You are very, very welcome.


Nov 10, 2009
Job performance neglect or inability.
by: Anonymous

Thank you for your response

I read previously that it is easy for an employer to prove that you willfully neglected the job duties if you had been able to do them before, but if you struggled before to do them, does that add weight to your case?


That's true .. it is easier to prove that an employee is "making the choice not to perform if it can be proven they did perform before. The strategy is meant to bury any argument that you were not doing the job due to "inability".

Each persons circumstance is specific to their experience.

Take quotas for instance .. it's possible someone might not attain quotas because they were experiencing personal problems. A failure to perform because of personal problems would not be an easy case to win .. if at all, but what if the quotas were affected by the economy? That's winnable.

Figuring out how to approach good cause whether you need to prove or disprove it is an individual process.

If you have always struggle to do a job it does not necessarily mean it was because of inability .. an employer would argue this with "we provided training .. they understood it then.

Then of course the claimant gives testimony about the length and quality of the training .. etc.

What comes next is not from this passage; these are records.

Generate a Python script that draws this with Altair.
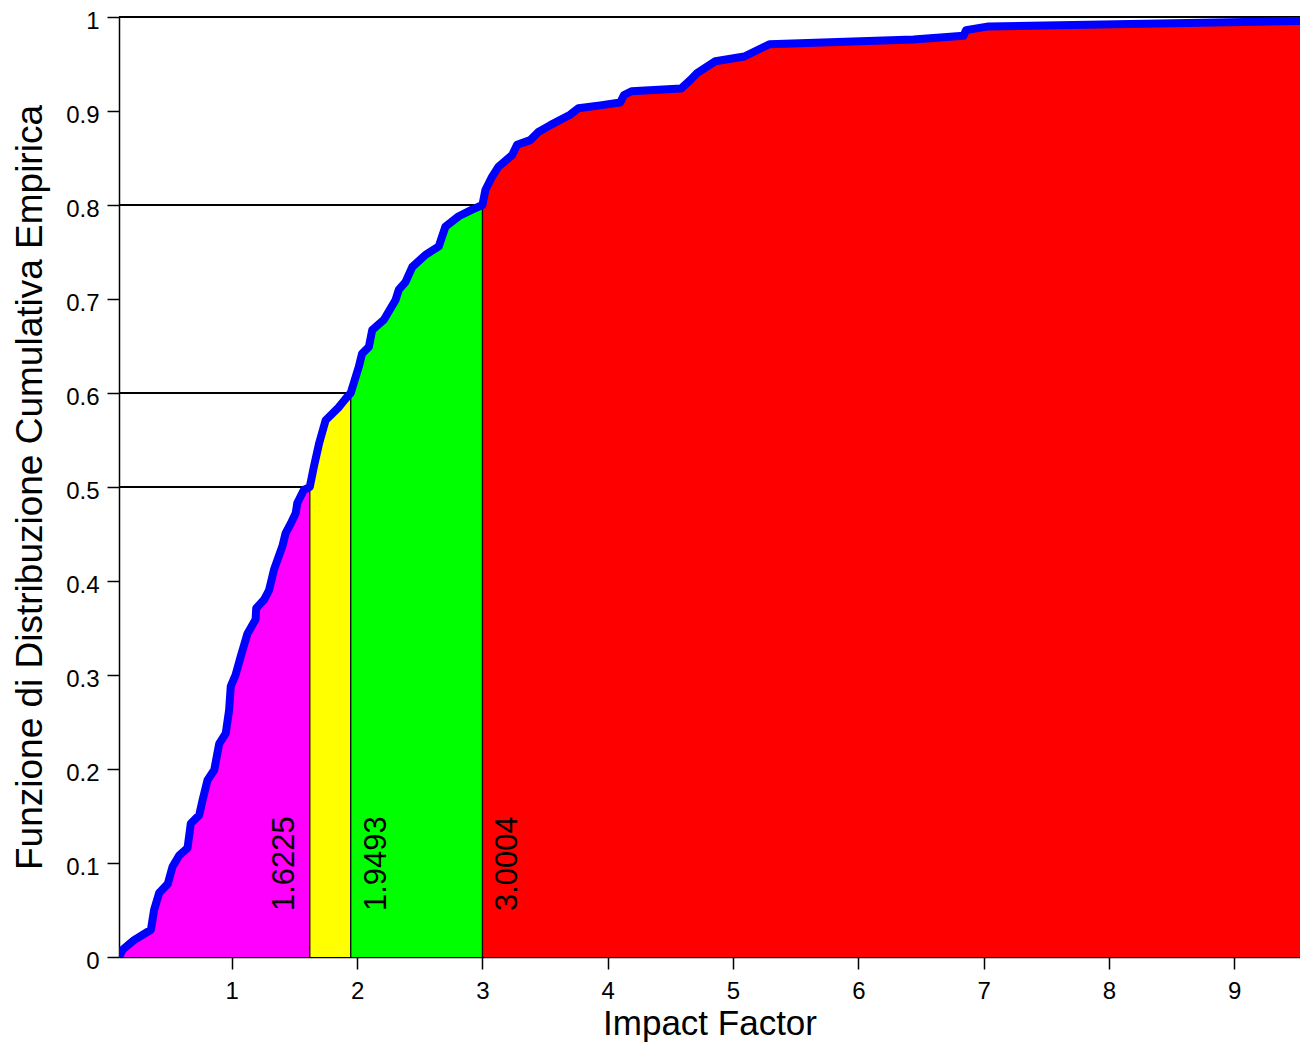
import altair as alt
import pandas as pd

# ---- data ----
curve_x = [0.100, 0.130, 0.220, 0.355, 0.380, 0.420, 0.490, 0.527, 0.580, 0.647,
           0.673, 0.740, 0.767, 0.806, 0.860, 0.900, 0.952, 0.979, 0.992, 1.030,
           1.070, 1.125, 1.190, 1.195, 1.257, 1.297, 1.337, 1.404, 1.430, 1.470,
           1.510, 1.523, 1.576, 1.6225, 1.656, 1.696, 1.749, 1.855, 1.915, 1.9493,
           2.014, 2.040, 2.094, 2.121, 2.214, 2.307, 2.333, 2.386, 2.440, 2.546,
           2.652, 2.705, 2.811, 2.918, 3.0004, 3.024, 3.077, 3.130, 3.237, 3.277,
           3.382, 3.450, 3.542, 3.700, 3.767, 3.940, 4.100, 4.130, 4.190, 4.586,
           4.660, 4.710, 4.860, 5.090, 5.290, 6.440, 6.840, 6.860, 7.040, 9.590]
curve_y = [0.000, 0.008, 0.018, 0.029, 0.050, 0.068, 0.078, 0.096, 0.108, 0.116,
           0.142, 0.151, 0.167, 0.188, 0.199, 0.227, 0.238, 0.263, 0.288, 0.300,
           0.319, 0.344, 0.359, 0.371, 0.380, 0.390, 0.412, 0.437, 0.451, 0.461,
           0.472, 0.483, 0.497, 0.500, 0.522, 0.546, 0.571, 0.585, 0.595, 0.600,
           0.628, 0.642, 0.649, 0.667, 0.678, 0.699, 0.710, 0.718, 0.734, 0.747,
           0.756, 0.777, 0.788, 0.795, 0.800, 0.816, 0.830, 0.841, 0.853, 0.864,
           0.869, 0.878, 0.885, 0.896, 0.903, 0.906, 0.909, 0.917, 0.921, 0.924,
           0.933, 0.940, 0.953, 0.958, 0.971, 0.976, 0.980, 0.986, 0.990, 0.996]

thresholds = [1.6225, 1.9493, 3.0004]
threshold_levels = [0.5, 0.6, 0.8]
threshold_labels = ["1.6225", "1.9493", "3.0004"]
segment_colors = ["#FF00FF", "#FFFF00", "#00FF00", "#FF0000"]
x_ticks = [1, 2, 3, 4, 5, 6, 7, 8, 9]
y_ticks = [0, 0.1, 0.2, 0.3, 0.4, 0.5, 0.6, 0.7, 0.8, 0.9, 1]
X_MIN, X_MAX = 0.10, 9.525   # visible window (page is cut at the right)

FONT = "Liberation Sans"
W, H = 1181, 940

# ---- tables ----
curve = pd.DataFrame({"x": curve_x, "y": curve_y})
bounds = [X_MIN] + thresholds + [curve_x[-1]]
thr = pd.DataFrame({"x": thresholds, "y": threshold_levels, "label": threshold_labels,
                    "x0": [X_MIN] * 3, "y0": [0.0] * 3})

xscale = alt.Scale(domain=[X_MIN, X_MAX], nice=False, zero=False)
yscale = alt.Scale(domain=[0, 1], nice=False, zero=False)

x_axis = alt.Axis(values=x_ticks, format="d", grid=False, title="Impact Factor",
                  labelFont=FONT, labelFontSize=24, labelColor="black", labelPadding=10,
                  titleFont=FONT, titleFontSize=35, titleFontWeight="normal", titleColor="black",
                  titlePadding=3, tickSize=12, tickColor="black", tickWidth=1.5,
                  domainColor="black", domainWidth=1.5)
y_axis = alt.Axis(values=y_ticks, format="~g", grid=False,
                  title="Funzione di Distribuzione Cumulativa Empirica",
                  labelFont=FONT, labelFontSize=24, labelColor="black", labelPadding=8,
                  labelOffset=4,
                  titleFont=FONT, titleFontSize=37, titleFontWeight="normal", titleColor="black",
                  titlePadding=16, tickSize=12, tickColor="black", tickWidth=1.5,
                  domainColor="black", domainWidth=1.5)


def X(field):
    return alt.X(field, scale=xscale, axis=x_axis)


def Y(field, **kw):
    return alt.Y(field, scale=yscale, axis=y_axis, **kw)


areas = []
for i, col in enumerate(segment_colors):
    lo, hi = bounds[i], bounds[i + 1]
    seg = curve[(curve["x"] >= lo - 1e-9) & (curve["x"] <= hi + 1e-9)].reset_index(drop=True)
    a = alt.Chart(seg).mark_area(interpolate="linear", color=col, opacity=1, clip=True).encode(
        x=X("x:Q"),
        y=Y("y:Q", stack=None),
    )
    areas.append(a)

vrules = alt.Chart(thr).mark_rule(color="black", strokeWidth=1.3).encode(
    x=X("x:Q"),
    y=Y("y0:Q"),
    y2="y:Q",
)

hrules = alt.Chart(thr).mark_rule(color="black", strokeWidth=2).encode(
    x=X("x0:Q"),
    x2="x:Q",
    y=Y("y:Q"),
)

top_border = alt.Chart(thr.head(1)).mark_rule(color="black", strokeWidth=2).encode(
    x=alt.value(0), x2=alt.value(W), y=alt.value(0),
)

line = alt.Chart(curve).mark_line(color="#0000FF", strokeWidth=8, strokeJoin="round",
                                  strokeCap="round", clip=True).encode(
    x=X("x:Q"),
    y=Y("y:Q"),
    order="x:Q",
)

label_offsets = [-25, 26, 26]
texts = []
for i in range(len(thresholds)):
    t = alt.Chart(thr.iloc[[i]].reset_index(drop=True)).mark_text(
        angle=270, align="left", baseline="middle", font=FONT, fontSize=31,
        color="black", dx=46, dy=label_offsets[i],
    ).encode(
        x=X("x:Q"),
        y=Y("y0:Q"),
        text="label:N",
    )
    texts.append(t)

chart = alt.layer(*areas, vrules, hrules, top_border, line, *texts).properties(
    width=W, height=H,
    autosize=alt.AutoSizeParams(type="none"),
    padding={"left": 111, "top": 9, "right": 0, "bottom": 85},
).configure_view(stroke=None).configure(background="white")

chart.save("out.html", embed_options={"renderer": "svg", "actions": False})
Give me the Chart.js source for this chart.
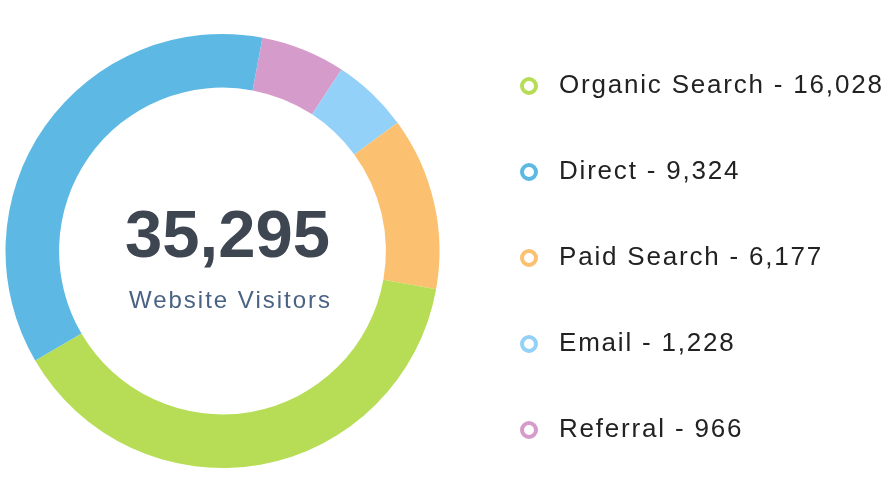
<!DOCTYPE html>
<html>
<head>
<meta charset="utf-8">
<script src="https://cdn.jsdelivr.net/npm/chart.js@4.4.1/dist/chart.umd.min.js"></script>
<style>
  html, body { margin: 0; padding: 0; background: #ffffff; overflow: hidden; width: 893px; height: 478px; }
  #wrap { position: absolute; left: -10px; top: -10px; width: 904px; height: 520px; }
</style>
</head>
<body>
<div id="wrap"><canvas id="c"></canvas></div>
<script>
// ---- data (legend order) ----
const categories = ['Organic Search', 'Direct', 'Paid Search', 'Email', 'Referral'];
const visitors = [16028, 9324, 6177, 1228, 966];          // values printed in the legend
const ringShare = [38.8, 36.4, 12.9, 5.7, 6.3];           // share of the ring (%) as drawn
const colors = ['#b6dd55', '#5db9e4', '#fbc170', '#93d1f8', '#d59bcb'];
const clockwiseOrder = [4, 3, 2, 0, 1];                   // slice order clockwise from the start angle
const totalVisitors = 35295;
const centerCaption = 'Website Visitors';
const startAngle = 10.6;

const FONT = '"Liberation Sans", Arial, Helvetica, sans-serif';

function ringImage(color) {
  const c = document.createElement('canvas');
  c.width = 20; c.height = 20;
  const g = c.getContext('2d');
  g.beginPath();
  g.arc(10, 10, 7, 0, Math.PI * 2);
  g.fillStyle = '#ffffff';
  g.fill();
  g.lineWidth = 4;
  g.strokeStyle = color;
  g.stroke();
  return c;
}
const ringIcons = colors.map(ringImage);

const textPlugin = {
  id: 'centerText',
  beforeLayout(chart) { chart.ctx.letterSpacing = '5px'; },
  beforeDraw(chart) { chart.ctx.letterSpacing = '1.8px'; },
  afterDraw(chart) {
    const arc = chart.getDatasetMeta(0).data[0];
    const cx = arc.x, cy = arc.y;
    const ctx = chart.ctx;
    ctx.save();
    ctx.textAlign = 'center';
    ctx.textBaseline = 'alphabetic';
    ctx.letterSpacing = '0px';
    ctx.fillStyle = '#3e4651';
    ctx.font = 'bold 67px ' + FONT;
    ctx.fillText(totalVisitors.toLocaleString('en-US'), cx + 5, cy + 6);
    ctx.letterSpacing = '2px';
    ctx.fillStyle = '#4a6284';
    ctx.font = '24px ' + FONT;
    ctx.fillText(centerCaption, cx + 8, cy + 57);
    ctx.restore();
  }
};

new Chart(document.getElementById('c'), {
  type: 'doughnut',
  data: {
    labels: clockwiseOrder.map(i => categories[i]),
    datasets: [{
      data: clockwiseOrder.map(i => ringShare[i]),
      backgroundColor: clockwiseOrder.map(i => colors[i]),
      borderWidth: 0,
      radius: 217,
      cutout: '75.3%'
    }]
  },
  options: {
    responsive: true,
    maintainAspectRatio: false,
    animation: false,
    events: [],
    rotation: startAngle,
    layout: { padding: { left: 3, right: 2, top: 6, bottom: 4 } },
    plugins: {
      tooltip: { enabled: false },
      legend: {
        position: 'right',
        align: 'center',
        maxWidth: 440,
        title: { display: true, text: '', padding: 0, font: { size: 10, lineHeight: 1.4 }, color: 'rgba(0,0,0,0)' },
        labels: {
          usePointStyle: true,
          pointStyleWidth: 34,
          boxHeight: 10,
          padding: 60,
          color: '#222222',
          font: { family: FONT, size: 26 },
          generateLabels: () => categories.map((name, i) => ({
            text: name + ' - ' + visitors[i].toLocaleString('en-US'),
            fillStyle: '#ffffff',
            strokeStyle: colors[i],
            lineWidth: 4,
            pointStyle: ringIcons[i],
            fontColor: '#222222',
            hidden: false,
            index: clockwiseOrder.indexOf(i),
            datasetIndex: 0
          }))
        }
      }
    }
  },
  plugins: [textPlugin]
});
</script>
</body>
</html>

The winner is whoever provides the most weighted testimony and evidence .. according to the judgment of the person hearing all the testimony and evidence.

Nov 10, 2009
Thank You for your response
by: Anonymous

I had been written up about 3 weeks earlier for something that would normally be just a mark down on a monitor. So I disputed the write-up. I was not written up for any other "rule" violations, and the call avoidance guidelines are very vague. They do not include what I was fired for, they include things like hanging up on customers and putting the system in 'not ready', but the list says that it is not comprehensive. I have never received a comprehensive list although I requested it months ago. It seems that those vague guidelines allow the employer to fire you for almost anything and call it call avoidance.